Teeth were also used to gauge her age through levels of wear and tear – with some front teeth worn down to the root.

At around five feet tall, and with some of the smallest adult arm bones in the Neanderthal fossil record, her physique also implies a female.

The team used a glue-like consolidant to strengthen the bones and surrounding sediment then removed Shanidar Z in dozens of small foil-wrapped blocks from under seven-and-a-half metres of soil and rock within the heart of the cave.

In the Cambridge lab, researchers took micro-CT scans of each block before gradually diluting the glue and using the scans to guide extraction of bone fragments.

Dr Emma Pomeroy, a paleoanthropologist from Cambridge’s Department of Archaeology, said: “Each skull fragment is gently cleaned while glue and consolidant are re-added to stabilise the bone, which can be very soft, similar in consistency to a biscuit dunked in tea.

“It’s like a high stakes 3D jigsaw puzzle.

“A single block can take over a fortnight to process.”

The rebuilt skull was surface scanned and 3D-printed, forming the basis of a reconstructed head created by world-leading paleo artists and identical twins Adrie and Alfons Kennis, who built up layers of fabricated muscle and skin to reveal a face.

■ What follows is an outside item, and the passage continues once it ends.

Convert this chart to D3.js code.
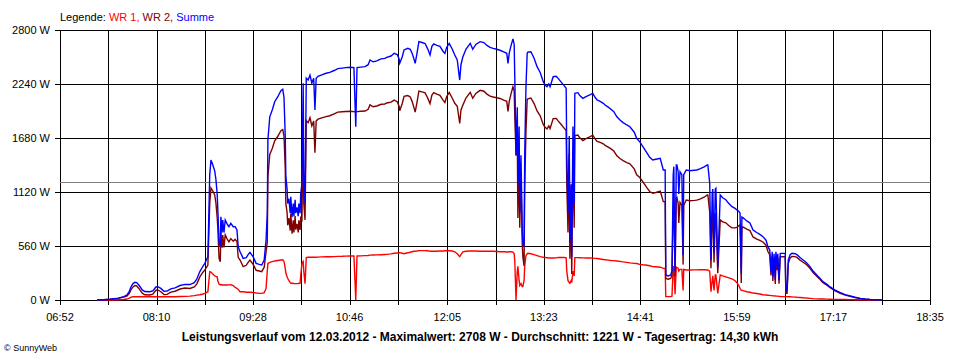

The cave has also been home to remains of 10 other Neanderthal people excavated more than 60 years ago, with clumps of ancient pollen surrounding one of the skeletons.

Archaeologists had suggested the presence of pollen indicated that the dead were buried with flowers, but a study led by Professor Chris Hunt, of Liverpool John Moores University, now indicates the pollen was left by bees burrowing into the cave floor.

Further research since Shanidar Z was found has detected microscopic traces of charred food in the nearby soil.

These carbonised bits of wild seeds, nuts and grasses suggest not only that Neanderthals prepared food – soaking and pounding pulses – and then cooked it, but did so in the presence of their dead.

“The body of Shanidar Z was within arm’s reach of living individuals cooking with fire and eating,” said Dr Pomeroy.

“For these Neanderthals, there does not appear to be that clear separation between life and death.

“We can see that Neanderthals are coming back to one particular spot to bury their dead.

“This could be decades or even thousands of years apart.

“Is it just a coincidence, or is it intentional, and if so what brings them back?

“As an older female, Shanidar Z would have been a repository of knowledge for her group, and here we are 75,000 years later, learning from her still.”